How much data do I need to train a custom computer vision model?
Requirements vary by task complexity. Binary classification may start with 2,000-5,000 labelled images. Multi-class object detection with rare edge cases needs significantly more. Quality matters more than quantity: training data must represent actual operating conditions including poor lighting, occlusion, and angle variation. Transfer learning from YOLO or ResNet pre-trained weights substantially reduces labelling requirements.
Which Singapore computer vision company should I contact for an AI assessment?
Start with Clarion Analytics if you need production CV for industrial safety, document processing, or a customised APAC enterprise solution. Clarion offers a structured AI Readiness Assessment that evaluates which problems are genuinely AI-ready before any development commitment. Contact them at clarion.ai or hello@clarion.ai for an initial technical evaluation.
Conclusion
Three insights stand out from this analysis. First, Singapore’s computer vision ecosystem has matured beyond experimentation into production deployment: all five companies in this list have live systems processing real data, not pilots. Second, the most successful CV companies win by going deep in one vertical rather than offering broad but shallow platforms. Third, the architecture of production CV systems is converging around a common stack: YOLO or Vision Transformer models, edge-first inference on NVIDIA Jetson or Coral hardware, Kafka for real-time event streaming, and MLflow for model monitoring and retraining.
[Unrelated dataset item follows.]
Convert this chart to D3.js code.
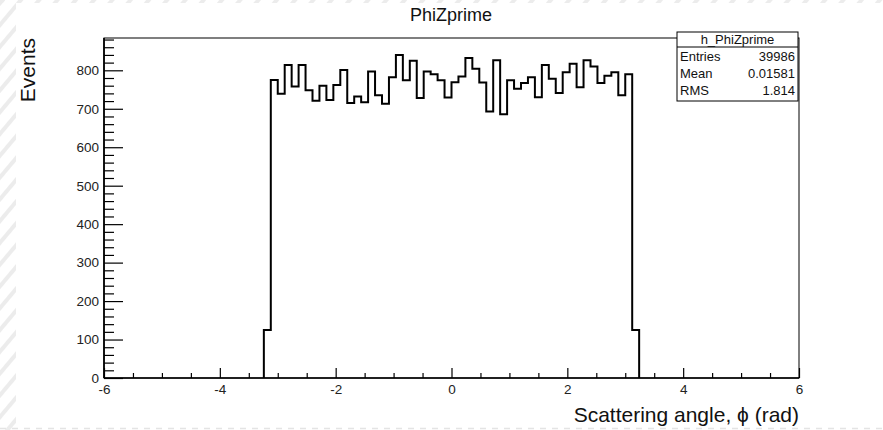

For CTOs and developers making vendor decisions: evaluate on production evidence, not demo accuracy. Ask every vendor for uptime statistics, retraining frequency, and what happens when model performance degrades in your specific operating environment. That is where the real differentiation lives.
The question worth asking before choosing a CV partner is not “Can they detect the object?”, it is “What happens when they can’t, and what do they do about it?”